What this task involves
Repeat the lines that follow, leaving nothing out.
-=-=-=-=-
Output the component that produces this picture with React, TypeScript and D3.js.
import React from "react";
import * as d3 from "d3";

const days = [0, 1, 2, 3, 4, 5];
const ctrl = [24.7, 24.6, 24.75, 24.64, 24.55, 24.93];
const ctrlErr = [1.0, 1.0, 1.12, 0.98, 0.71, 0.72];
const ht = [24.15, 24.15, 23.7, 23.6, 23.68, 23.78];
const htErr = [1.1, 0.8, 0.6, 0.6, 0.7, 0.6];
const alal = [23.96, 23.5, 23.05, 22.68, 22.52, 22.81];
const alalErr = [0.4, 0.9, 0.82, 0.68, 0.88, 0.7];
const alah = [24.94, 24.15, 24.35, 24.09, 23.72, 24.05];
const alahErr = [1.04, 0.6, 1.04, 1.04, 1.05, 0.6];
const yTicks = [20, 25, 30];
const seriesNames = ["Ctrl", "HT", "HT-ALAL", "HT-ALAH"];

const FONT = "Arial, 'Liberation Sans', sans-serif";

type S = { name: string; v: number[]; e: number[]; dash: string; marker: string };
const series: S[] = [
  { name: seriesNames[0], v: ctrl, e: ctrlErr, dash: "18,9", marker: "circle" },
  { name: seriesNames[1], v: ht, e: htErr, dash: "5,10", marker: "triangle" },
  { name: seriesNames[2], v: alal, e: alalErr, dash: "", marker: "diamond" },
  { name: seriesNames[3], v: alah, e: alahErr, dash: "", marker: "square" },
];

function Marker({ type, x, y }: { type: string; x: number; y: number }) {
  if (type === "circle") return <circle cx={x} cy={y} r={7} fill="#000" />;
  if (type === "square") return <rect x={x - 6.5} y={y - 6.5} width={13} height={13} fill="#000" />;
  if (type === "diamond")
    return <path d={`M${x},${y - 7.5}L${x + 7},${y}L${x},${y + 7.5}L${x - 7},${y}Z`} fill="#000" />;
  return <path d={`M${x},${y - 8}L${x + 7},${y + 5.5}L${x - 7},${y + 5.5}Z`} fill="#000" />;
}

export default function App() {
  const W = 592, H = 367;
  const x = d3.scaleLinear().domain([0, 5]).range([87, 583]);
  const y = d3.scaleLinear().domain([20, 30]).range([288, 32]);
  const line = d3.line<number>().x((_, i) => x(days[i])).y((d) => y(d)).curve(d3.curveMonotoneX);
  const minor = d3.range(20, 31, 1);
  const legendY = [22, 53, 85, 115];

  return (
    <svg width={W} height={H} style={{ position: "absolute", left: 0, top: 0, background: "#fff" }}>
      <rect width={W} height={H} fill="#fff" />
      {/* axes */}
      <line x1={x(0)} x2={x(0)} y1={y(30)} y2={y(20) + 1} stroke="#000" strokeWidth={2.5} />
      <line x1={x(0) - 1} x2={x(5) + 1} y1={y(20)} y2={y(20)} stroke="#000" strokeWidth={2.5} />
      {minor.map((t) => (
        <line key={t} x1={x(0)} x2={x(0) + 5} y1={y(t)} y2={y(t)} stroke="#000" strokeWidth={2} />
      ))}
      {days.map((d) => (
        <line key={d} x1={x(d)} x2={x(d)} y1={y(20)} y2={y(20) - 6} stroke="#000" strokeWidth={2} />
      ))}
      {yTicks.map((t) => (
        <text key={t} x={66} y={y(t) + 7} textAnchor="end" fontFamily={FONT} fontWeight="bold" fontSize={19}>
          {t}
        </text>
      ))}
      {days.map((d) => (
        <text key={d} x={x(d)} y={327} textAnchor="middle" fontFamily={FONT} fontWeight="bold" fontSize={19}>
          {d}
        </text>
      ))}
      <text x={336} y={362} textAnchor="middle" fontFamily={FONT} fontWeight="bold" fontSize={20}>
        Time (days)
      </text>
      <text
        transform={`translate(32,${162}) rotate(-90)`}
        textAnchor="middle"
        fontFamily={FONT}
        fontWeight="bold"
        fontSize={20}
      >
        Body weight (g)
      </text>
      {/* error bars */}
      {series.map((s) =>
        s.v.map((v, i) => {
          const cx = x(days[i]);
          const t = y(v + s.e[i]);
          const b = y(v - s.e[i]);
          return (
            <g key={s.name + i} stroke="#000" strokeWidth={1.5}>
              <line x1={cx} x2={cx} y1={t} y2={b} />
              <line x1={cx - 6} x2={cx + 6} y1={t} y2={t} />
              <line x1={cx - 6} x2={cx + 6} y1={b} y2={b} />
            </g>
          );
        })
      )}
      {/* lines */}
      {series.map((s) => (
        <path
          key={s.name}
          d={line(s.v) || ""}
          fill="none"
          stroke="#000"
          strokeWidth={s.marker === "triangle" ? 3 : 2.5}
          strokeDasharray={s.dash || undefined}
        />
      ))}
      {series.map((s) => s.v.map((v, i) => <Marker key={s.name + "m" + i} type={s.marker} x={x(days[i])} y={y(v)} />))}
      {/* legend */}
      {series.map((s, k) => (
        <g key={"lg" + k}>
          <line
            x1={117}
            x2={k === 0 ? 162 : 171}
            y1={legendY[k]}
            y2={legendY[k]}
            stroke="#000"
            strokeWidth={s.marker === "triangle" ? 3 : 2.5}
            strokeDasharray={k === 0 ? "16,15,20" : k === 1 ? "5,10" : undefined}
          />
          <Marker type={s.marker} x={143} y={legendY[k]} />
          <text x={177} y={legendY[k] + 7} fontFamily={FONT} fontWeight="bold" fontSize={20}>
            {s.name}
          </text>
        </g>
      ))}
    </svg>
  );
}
-=-=-=-=-
Final result
Output the component that produces this picture with React, TypeScript and D3.js.
import React from "react";
import * as d3 from "d3";

const days = [0, 1, 2, 3, 4, 5];
const ctrl = [24.7, 24.6, 24.75, 24.64, 24.55, 24.93];
const ctrlErr = [1.0, 1.0, 1.12, 0.98, 0.71, 0.72];
const ht = [24.15, 24.15, 23.7, 23.6, 23.68, 23.78];
const htErr = [1.1, 0.8, 0.6, 0.6, 0.7, 0.6];
const alal = [23.96, 23.5, 23.05, 22.68, 22.52, 22.81];
const alalErr = [0.4, 0.9, 0.82, 0.68, 0.88, 0.7];
const alah = [24.94, 24.15, 24.35, 24.09, 23.72, 24.05];
const alahErr = [1.04, 0.6, 1.04, 1.04, 1.05, 0.6];
const yTicks = [20, 25, 30];
const seriesNames = ["Ctrl", "HT", "HT-ALAL", "HT-ALAH"];

const FONT = "Arial, 'Liberation Sans', sans-serif";

type S = { name: string; v: number[]; e: number[]; dash: string; marker: string };
const series: S[] = [
  { name: seriesNames[0], v: ctrl, e: ctrlErr, dash: "18,9", marker: "circle" },
  { name: seriesNames[1], v: ht, e: htErr, dash: "5,10", marker: "triangle" },
  { name: seriesNames[2], v: alal, e: alalErr, dash: "", marker: "diamond" },
  { name: seriesNames[3], v: alah, e: alahErr, dash: "", marker: "square" },
];

function Marker({ type, x, y }: { type: string; x: number; y: number }) {
  if (type === "circle") return <circle cx={x} cy={y} r={7} fill="#000" />;
  if (type === "square") return <rect x={x - 6.5} y={y - 6.5} width={13} height={13} fill="#000" />;
  if (type === "diamond")
    return <path d={`M${x},${y - 7.5}L${x + 7},${y}L${x},${y + 7.5}L${x - 7},${y}Z`} fill="#000" />;
  return <path d={`M${x},${y - 8}L${x + 7},${y + 5.5}L${x - 7},${y + 5.5}Z`} fill="#000" />;
}

export default function App() {
  const W = 592, H = 367;
  const x = d3.scaleLinear().domain([0, 5]).range([87, 583]);
  const y = d3.scaleLinear().domain([20, 30]).range([288, 32]);
  const line = d3.line<number>().x((_, i) => x(days[i])).y((d) => y(d)).curve(d3.curveMonotoneX);
  const minor = d3.range(20, 31, 1);
  const legendY = [22, 53, 85, 115];

  return (
    <svg width={W} height={H} style={{ position: "absolute", left: 0, top: 0, background: "#fff" }}>
      <rect width={W} height={H} fill="#fff" />
      {/* axes */}
      <line x1={x(0)} x2={x(0)} y1={y(30)} y2={y(20) + 1} stroke="#000" strokeWidth={2.5} />
      <line x1={x(0) - 1} x2={x(5) + 1} y1={y(20)} y2={y(20)} stroke="#000" strokeWidth={2.5} />
      {minor.map((t) => (
        <line key={t} x1={x(0)} x2={x(0) + 5} y1={y(t)} y2={y(t)} stroke="#000" strokeWidth={2} />
      ))}
      {days.map((d) => (
        <line key={d} x1={x(d)} x2={x(d)} y1={y(20)} y2={y(20) - 6} stroke="#000" strokeWidth={2} />
      ))}
      {yTicks.map((t) => (
        <text key={t} x={66} y={y(t) + 7} textAnchor="end" fontFamily={FONT} fontWeight="bold" fontSize={19}>
          {t}
        </text>
      ))}
      {days.map((d) => (
        <text key={d} x={x(d)} y={327} textAnchor="middle" fontFamily={FONT} fontWeight="bold" fontSize={19}>
          {d}
        </text>
      ))}
      <text x={336} y={362} textAnchor="middle" fontFamily={FONT} fontWeight="bold" fontSize={20}>
        Time (days)
      </text>
      <text
        transform={`translate(32,${162}) rotate(-90)`}
        textAnchor="middle"
        fontFamily={FONT}
        fontWeight="bold"
        fontSize={20}
      >
        Body weight (g)
      </text>
      {/* error bars */}
      {series.map((s) =>
        s.v.map((v, i) => {
          const cx = x(days[i]);
          const t = y(v + s.e[i]);
          const b = y(v - s.e[i]);
          return (
            <g key={s.name + i} stroke="#000" strokeWidth={1.5}>
              <line x1={cx} x2={cx} y1={t} y2={b} />
              <line x1={cx - 6} x2={cx + 6} y1={t} y2={t} />
              <line x1={cx - 6} x2={cx + 6} y1={b} y2={b} />
            </g>
          );
        })
      )}
      {/* lines */}
      {series.map((s) => (
        <path
          key={s.name}
          d={line(s.v) || ""}
          fill="none"
          stroke="#000"
          strokeWidth={s.marker === "triangle" ? 3 : 2.5}
          strokeDasharray={s.dash || undefined}
        />
      ))}
      {series.map((s) => s.v.map((v, i) => <Marker key={s.name + "m" + i} type={s.marker} x={x(days[i])} y={y(v)} />))}
      {/* legend */}
      {series.map((s, k) => (
        <g key={"lg" + k}>
          <line
            x1={117}
            x2={k === 0 ? 162 : 171}
            y1={legendY[k]}
            y2={legendY[k]}
            stroke="#000"
            strokeWidth={s.marker === "triangle" ? 3 : 2.5}
            strokeDasharray={k === 0 ? "16,15,20" : k === 1 ? "5,10" : undefined}
          />
          <Marker type={s.marker} x={143} y={legendY[k]} />
          <text x={177} y={legendY[k] + 7} fontFamily={FONT} fontWeight="bold" fontSize={20}>
            {s.name}
          </text>
        </g>
      ))}
    </svg>
  );
}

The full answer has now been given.